OBJECTIVE: Going from the top of the data below, give again each line through the one containing "const H = 1537;", both ends kept.
>>>
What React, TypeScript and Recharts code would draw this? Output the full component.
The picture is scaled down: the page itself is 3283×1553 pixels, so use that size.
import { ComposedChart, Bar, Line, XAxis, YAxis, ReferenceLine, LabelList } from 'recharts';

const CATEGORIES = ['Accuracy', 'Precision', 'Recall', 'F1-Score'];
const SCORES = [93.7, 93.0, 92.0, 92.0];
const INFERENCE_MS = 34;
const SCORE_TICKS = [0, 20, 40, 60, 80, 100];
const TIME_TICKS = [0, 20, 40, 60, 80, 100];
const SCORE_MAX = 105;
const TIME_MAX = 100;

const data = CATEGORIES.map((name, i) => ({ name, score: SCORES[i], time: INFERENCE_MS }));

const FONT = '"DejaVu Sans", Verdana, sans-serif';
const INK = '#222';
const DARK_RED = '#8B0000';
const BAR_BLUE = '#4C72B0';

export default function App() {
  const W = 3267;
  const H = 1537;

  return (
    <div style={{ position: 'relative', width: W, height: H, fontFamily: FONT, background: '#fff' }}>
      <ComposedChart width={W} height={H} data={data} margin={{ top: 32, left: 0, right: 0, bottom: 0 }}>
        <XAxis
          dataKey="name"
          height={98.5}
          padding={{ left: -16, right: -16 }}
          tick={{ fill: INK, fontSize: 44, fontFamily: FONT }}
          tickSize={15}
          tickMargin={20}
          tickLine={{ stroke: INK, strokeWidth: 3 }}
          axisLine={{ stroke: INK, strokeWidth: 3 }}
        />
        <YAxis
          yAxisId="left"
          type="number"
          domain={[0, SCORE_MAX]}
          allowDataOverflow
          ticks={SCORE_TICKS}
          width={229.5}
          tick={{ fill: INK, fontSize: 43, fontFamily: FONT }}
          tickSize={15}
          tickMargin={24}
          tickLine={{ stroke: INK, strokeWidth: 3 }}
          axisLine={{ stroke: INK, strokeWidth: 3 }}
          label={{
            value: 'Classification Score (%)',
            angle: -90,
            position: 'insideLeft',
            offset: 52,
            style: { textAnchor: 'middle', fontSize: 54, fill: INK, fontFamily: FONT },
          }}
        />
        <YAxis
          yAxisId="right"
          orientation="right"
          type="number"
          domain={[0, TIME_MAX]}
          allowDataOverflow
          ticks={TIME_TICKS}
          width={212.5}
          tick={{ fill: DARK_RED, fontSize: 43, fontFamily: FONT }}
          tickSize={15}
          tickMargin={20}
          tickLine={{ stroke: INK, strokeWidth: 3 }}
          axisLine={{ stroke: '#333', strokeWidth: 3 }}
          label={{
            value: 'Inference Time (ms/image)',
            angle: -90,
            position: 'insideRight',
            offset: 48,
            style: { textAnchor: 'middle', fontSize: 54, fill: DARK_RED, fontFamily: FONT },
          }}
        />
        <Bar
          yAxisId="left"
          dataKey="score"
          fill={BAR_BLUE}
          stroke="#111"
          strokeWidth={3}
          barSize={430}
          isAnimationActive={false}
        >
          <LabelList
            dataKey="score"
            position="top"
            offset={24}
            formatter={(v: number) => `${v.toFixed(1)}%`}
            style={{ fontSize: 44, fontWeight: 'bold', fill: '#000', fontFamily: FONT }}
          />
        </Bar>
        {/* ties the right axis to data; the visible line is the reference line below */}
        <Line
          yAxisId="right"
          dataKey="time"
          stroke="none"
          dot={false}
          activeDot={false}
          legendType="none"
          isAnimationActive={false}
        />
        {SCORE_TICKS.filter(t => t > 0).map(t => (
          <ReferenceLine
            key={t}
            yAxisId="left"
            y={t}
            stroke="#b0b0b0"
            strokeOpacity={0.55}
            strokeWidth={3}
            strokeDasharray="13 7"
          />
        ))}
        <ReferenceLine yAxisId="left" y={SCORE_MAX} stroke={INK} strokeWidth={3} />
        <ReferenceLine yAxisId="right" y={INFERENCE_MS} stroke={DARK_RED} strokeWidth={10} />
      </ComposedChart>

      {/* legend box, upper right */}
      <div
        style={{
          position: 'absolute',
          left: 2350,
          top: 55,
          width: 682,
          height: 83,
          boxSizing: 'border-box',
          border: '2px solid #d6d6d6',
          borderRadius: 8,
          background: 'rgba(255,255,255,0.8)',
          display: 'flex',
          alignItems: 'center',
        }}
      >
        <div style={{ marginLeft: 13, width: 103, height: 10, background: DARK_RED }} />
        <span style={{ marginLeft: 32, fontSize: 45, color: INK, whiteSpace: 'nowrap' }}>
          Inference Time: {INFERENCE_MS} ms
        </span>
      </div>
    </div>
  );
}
<<<
ANSWER TO THIS TASK:
What React, TypeScript and Recharts code would draw this? Output the full component.
The picture is scaled down: the page itself is 3283×1553 pixels, so use that size.
import { ComposedChart, Bar, Line, XAxis, YAxis, ReferenceLine, LabelList } from 'recharts';

const CATEGORIES = ['Accuracy', 'Precision', 'Recall', 'F1-Score'];
const SCORES = [93.7, 93.0, 92.0, 92.0];
const INFERENCE_MS = 34;
const SCORE_TICKS = [0, 20, 40, 60, 80, 100];
const TIME_TICKS = [0, 20, 40, 60, 80, 100];
const SCORE_MAX = 105;
const TIME_MAX = 100;

const data = CATEGORIES.map((name, i) => ({ name, score: SCORES[i], time: INFERENCE_MS }));

const FONT = '"DejaVu Sans", Verdana, sans-serif';
const INK = '#222';
const DARK_RED = '#8B0000';
const BAR_BLUE = '#4C72B0';

export default function App() {
  const W = 3267;
  const H = 1537;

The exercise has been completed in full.